Stresses are a part and parcel of everyday life. It’s pretty much impossible to go through a whole day without experiencing mundane hassles and strains that can weigh you down. To keep these stresses from doing that, we indulge in our various acts of escape. On one hand, some opt to catch a game or a movie or even have a smoke. On the other, some turn to the healthier choice of working out or going for a run. Healthy as sweating it out in the gym may seem, a new study warns it could turn into an unhealthy obsession.

According to researchers from the Norwegian University of Science and Technology (NTNU), a steady subscription to cardio workouts as an escape from everyday stresses can result in a little thing called “exercise dependence”. 

Dependence generally refers to an over-indulgence in an activity to the point where it becomes an unhealthy obsession and like alcohol and illicit drug use, people can become dependent on physical exercise too. According to the study authors, exercise dependence is more common than people realize, particularly in recreational runners. 

Escapism involves engaging in an activity as a temporary escape from reality and remains one of the foremost methods of dealing with unpleasant situations, especially everyday stresses.
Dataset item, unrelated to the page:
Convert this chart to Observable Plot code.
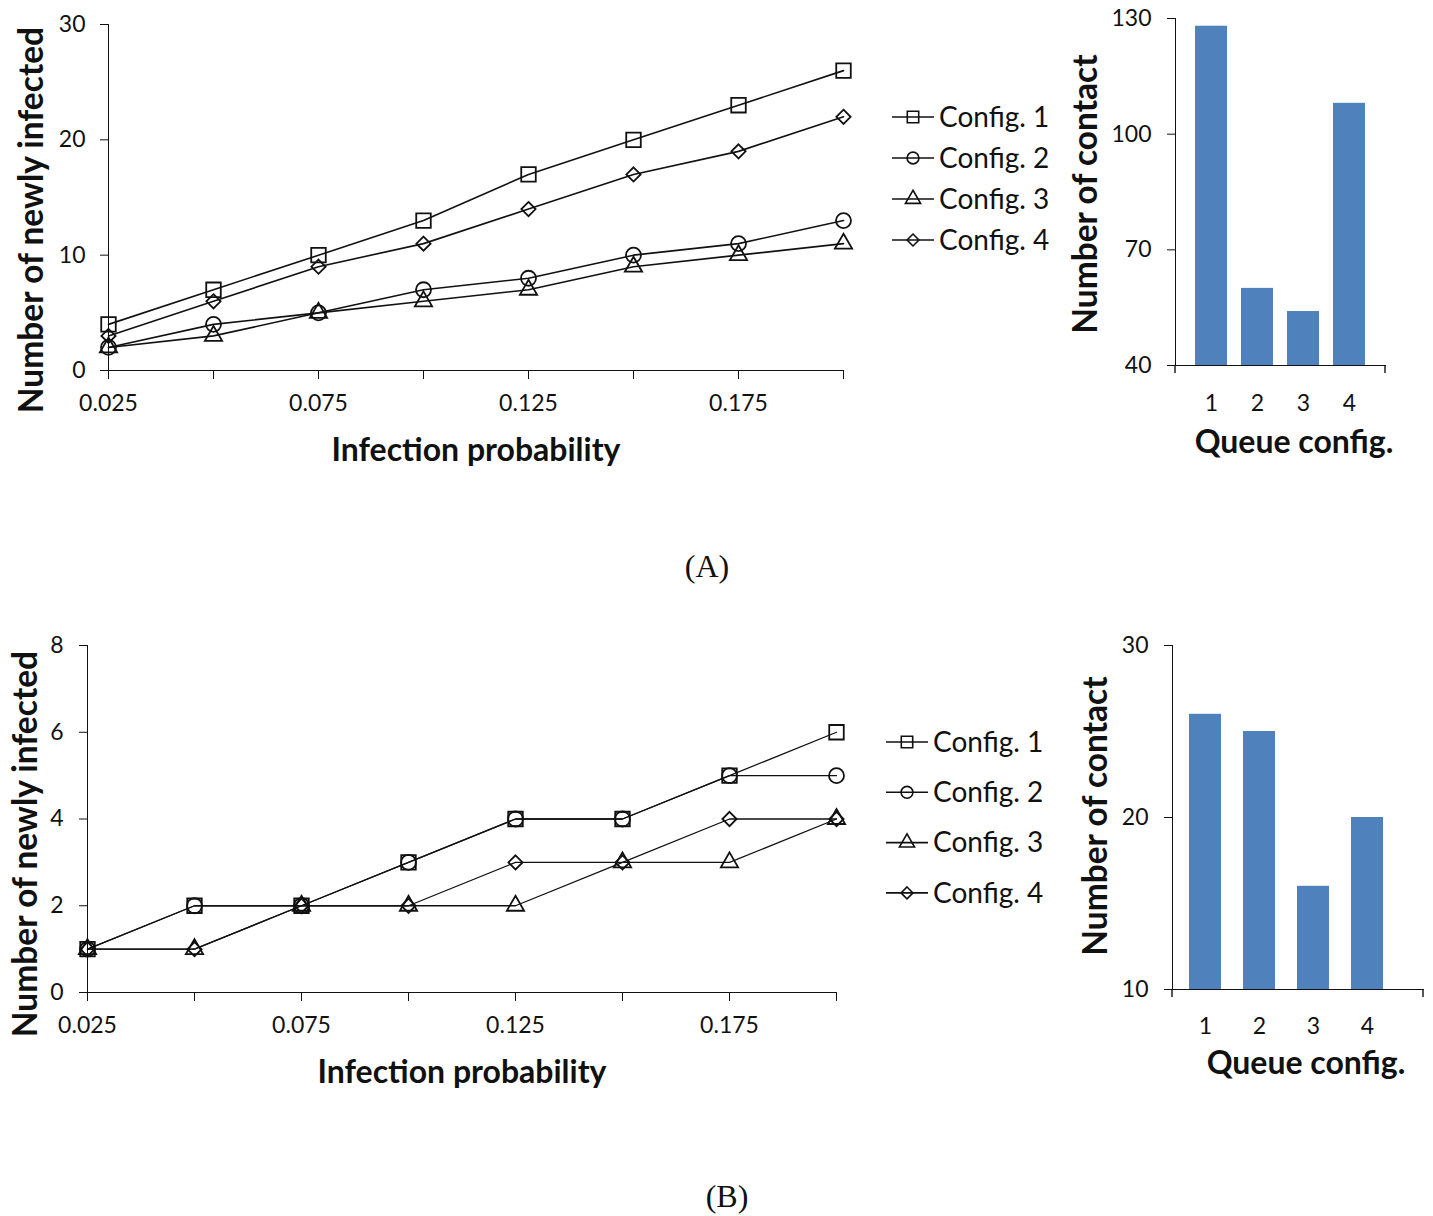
<!DOCTYPE html>
<html><head><meta charset="utf-8">
<script src="https://cdn.jsdelivr.net/npm/d3@7"></script>
<script src="https://cdn.jsdelivr.net/npm/@observablehq/plot@0.6"></script>
<style>
body{margin:0;background:#fff;}
#page{position:relative;width:1433px;height:1216px;overflow:hidden;font-family:Lato,sans-serif;color:#111;background:#fff;}
.box{position:absolute;}
.t{position:absolute;font-weight:bold;font-size:32px;white-space:nowrap;transform:translate(-50%,-50%);line-height:1;}
.v{font-size:33.5px;transform:translate(-50%,-50%) rotate(-90deg);}
.cap{position:absolute;font-family:"Liberation Serif",serif;font-size:32px;white-space:nowrap;transform:translate(-50%,-50%);line-height:1;}
</style></head>
<body><div id="page"></div>
<script>
// ---- data ----
const probs = [0.025, 0.05, 0.075, 0.1, 0.125, 0.15, 0.175, 0.2];
const xTickLabels = ["0.025", "0.075", "0.125", "0.175"];
const configs = ["Config. 1", "Config. 2", "Config. 3", "Config. 4"];
// Panel A: number of newly infected
const infA1 = [4, 7, 10, 13, 17, 20, 23, 26];
const infA2 = [2, 4, 5, 7, 8, 10, 11, 13];
const infA3 = [2, 3, 5, 6, 7, 9, 10, 11];
const infA4 = [3, 6, 9, 11, 14, 17, 19, 22];
// Panel B
const infB1 = [1, 2, 2, 3, 4, 4, 5, 6];
const infB2 = [1, 2, 2, 3, 4, 4, 5, 5];
const infB3 = [1, 1, 2, 2, 2, 3, 3, 4];
const infB4 = [1, 1, 2, 2, 3, 3, 4, 4];
// bar charts: number of contact
const queueConfigs = ["1", "2", "3", "4"];
const contactA = [128, 60, 54, 108];
const contactB = [26, 25, 16, 20];
const yTicksLineA = [0, 10, 20, 30];
const yTicksLineB = [0, 2, 4, 6, 8];
const yTicksBarA = [40, 70, 100, 130];
const yTicksBarB = [10, 20, 30];

const symbolNames = ["square", "circle", "triangle", "diamond2"];
const symbolR = [8.2, 7.5, 6.4, 6.4];
const d3Symbols = [d3.symbolSquare, d3.symbolCircle, d3.symbolTriangle, d3.symbolDiamond2];
const page = document.getElementById("page");

function place(el, left, top) {
  const d = document.createElement("div");
  d.className = "box"; d.style.left = left + "px"; d.style.top = top + "px";
  d.appendChild(el); page.appendChild(d);
}
function text(cls, str, x, y) {
  const d = document.createElement("div");
  d.className = cls; d.textContent = str;
  d.style.left = x + "px"; d.style.top = y + "px";
  page.appendChild(d);
}

function lineChart(series, yTicks, o) {
  const rows = configs.flatMap((c, i) => probs.map((p, j) => ({config: c, k: i, p, v: series[i][j]})));
  return Plot.plot({
    width: o.width, height: o.height,
    marginLeft: o.ml, marginRight: o.mr, marginTop: o.mt, marginBottom: o.mb,
    style: {fontFamily: "Lato", fontSize: "23px", background: "transparent", color: "#111"},
    x: {domain: [probs[0], probs[probs.length - 1]], ticks: probs,
        tickFormat: d => { const s = d3.format(".3f")(d); return xTickLabels.includes(s) ? s : ""; },
        tickSize: 9, tickPadding: 15, line: true, label: null},
    y: {domain: [yTicks[0], yTicks[yTicks.length - 1]], ticks: yTicks, tickFormat: d => String(d),
        tickSize: 8, tickPadding: o.ytp, line: true, label: null},
    marks: [
      Plot.line(rows, {x: "p", y: "v", z: "config", stroke: "#111", strokeWidth: o.sw}),
      ...configs.map((c, i) => Plot.dot(rows.filter(r => r.k === i),
        {x: "p", y: "v", symbol: symbolNames[i], r: symbolR[i], fill: "none", stroke: "#111", strokeWidth: 1.8}))
    ]
  });
}

function barChart(values, yTicks, o) {
  const rows = queueConfigs.map((q, i) => ({q, v: values[i]}));
  // small tick marks at both ends of the category axis (Excel style)
  const endTicks = (index, scales, values, dim) => {
    const g = d3.create("svg:g");
    const y0 = dim.height - dim.marginBottom;
    [dim.marginLeft, dim.width - dim.marginRight].forEach(x => {
      g.append("line").attr("x1", x).attr("x2", x).attr("y1", y0).attr("y2", y0 + 8)
        .attr("stroke", "#111").attr("stroke-width", 1.4);
    });
    return g.node();
  };
  return Plot.plot({
    width: o.width, height: o.height,
    marginLeft: o.ml, marginRight: o.mr, marginTop: o.mt, marginBottom: o.mb,
    style: {fontFamily: "Lato", fontSize: "23px", background: "transparent", color: "#111"},
    x: {type: "band", domain: queueConfigs, paddingInner: o.pi, paddingOuter: o.po, align: o.align,
        tickSize: 0, tickPadding: o.xtp, line: true, label: null},
    y: {domain: [yTicks[0], yTicks[yTicks.length - 1]], ticks: yTicks, tickFormat: d => String(d),
        tickSize: 8, tickPadding: 16, line: true, label: null},
    marks: [
      Plot.barY(rows, {x: "q", y1: yTicks[0], y2: "v", fill: "#4F81BD"}),
      endTicks
    ]
  });
}

function legend(rowGap, lineLen, o) {
  const w = 200, h = rowGap * 4 + 10;
  const svg = d3.create("svg").attr("width", w).attr("height", h)
    .style("font-family", "Lato").style("font-size", o.fs + "px");
  configs.forEach((c, i) => {
    const y = 20 + i * rowGap;
    const g = svg.append("g").attr("transform", `translate(0,${y})`);
    g.append("line").attr("x1", 2).attr("x2", 2 + lineLen).attr("stroke", "#111").attr("stroke-width", 1.6);
    g.append("path").attr("transform", `translate(${2 + lineLen / 2},0)`)
      .attr("d", d3.symbol(d3Symbols[i], o.sizes[i])()).attr("fill", "none").attr("stroke", "#111").attr("stroke-width", 1.6);
    g.append("text").attr("x", lineLen + 7).attr("dy", "0.35em").attr("fill", "#111").text(c);
  });
  return svg.node();
}

// ---- Panel A ----
place(lineChart([infA1, infA2, infA3, infA4], yTicksLineA,
  {width: 870, height: 430, ml: 108, mr: 27, mt: 24, mb: 60, ytp: 15, sw: 1.6}), 0, 0);
text("t v", "Number of newly infected", 31, 220);
text("t", "Infection probability", 476, 449);
place(legend(41, 42, {fs: 28, sizes: [130, 110, 100, 90]}), 890, 97);
place(barChart(contactA, yTicksBarA,
  {width: 300, height: 420, ml: 75, mr: 15, mt: 18, mb: 55, pi: 0.31, po: 0.4, align: 0.5, xtp: 29}), 1100, 0);
text("t v", "Number of contact", 1085, 194);
text("t", "Queue config.", 1294, 441);
text("cap", "(A)", 707, 566);

// ---- Panel B ----
place(lineChart([infB1, infB2, infB3, infB4], yTicksLineB,
  {width: 870, height: 430, ml: 87, mr: 34, mt: 25, mb: 58, ytp: 16, sw: 1.3}), 0, 620);
text("t v", "Number of newly infected", 25, 844);
text("t", "Infection probability", 462, 1071);
place(legend(50.3, 42, {fs: 28, sizes: [130, 110, 100, 90]}), 884, 722);
place(barChart(contactB, yTicksBarB,
  {width: 333, height: 420, ml: 72, mr: 10, mt: 25, mb: 51, pi: 0.4, po: 0.486, align: 0.3, xtp: 28}), 1100, 620);
text("t v", "Number of contact", 1095, 816);
text("t", "Queue config.", 1306, 1062);
text("cap", "(B)", 727, 1196);
</script>
</body></html>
Escapism, when done positively—particularly when activities focused on are constructive—can yield good results. It can have a relaxing effect, providing all the motivation needed to tackle issues waiting in the real world. It can also be unhealthy, resulting in procrastination and sometimes, addiction.

With this study, researchers set out to understand how escapism as a coping mechanism can provide a better understanding of exercise dependence. 

“Escapism is an everyday phenomenon among humans, but little is known regarding its motivational underpinnings, how it affects experiences, and the psychological outcomes from it,” says NTNU’s Dr. Frode Stenseng who is the lead author of the study.

A total of 227 individuals participated in this study, 115 of whom were men and 112 were women. Each participant had different running habits and each filled out questionnaires designed to measure the extent of escapism, exercise dependence, and subjective well-being.

The escapism scale assessed preference for either self-expansion or self-suppression as a motivation for running while the exercise dependence scale measured a general addiction to running. Subjective well-being was assessed by measuring ‘satisfaction with life’.

Results revealed that several participants engaged in running as a means of seeking out positive experiences – self-expansion, while others indulged as means of avoiding negative experiences – self-suppression. Also, participants who indulged for self-expansion purposes had a more positive association with well-being unlike those who indulged for self-suppressive purposes who expressed lesser satisfaction with life.

The results also reflected an overlap between both self-expansion and self-dependence and exercise dependence as reasons for exercise dependency. Obvious positive gains from running can serve to promote indulgence in the act the same way lower well-being could.

The findings from the study should trigger a moment of self-reflection among runners. Understanding one’s motivation could be all that is needed to prompt a different form of escape.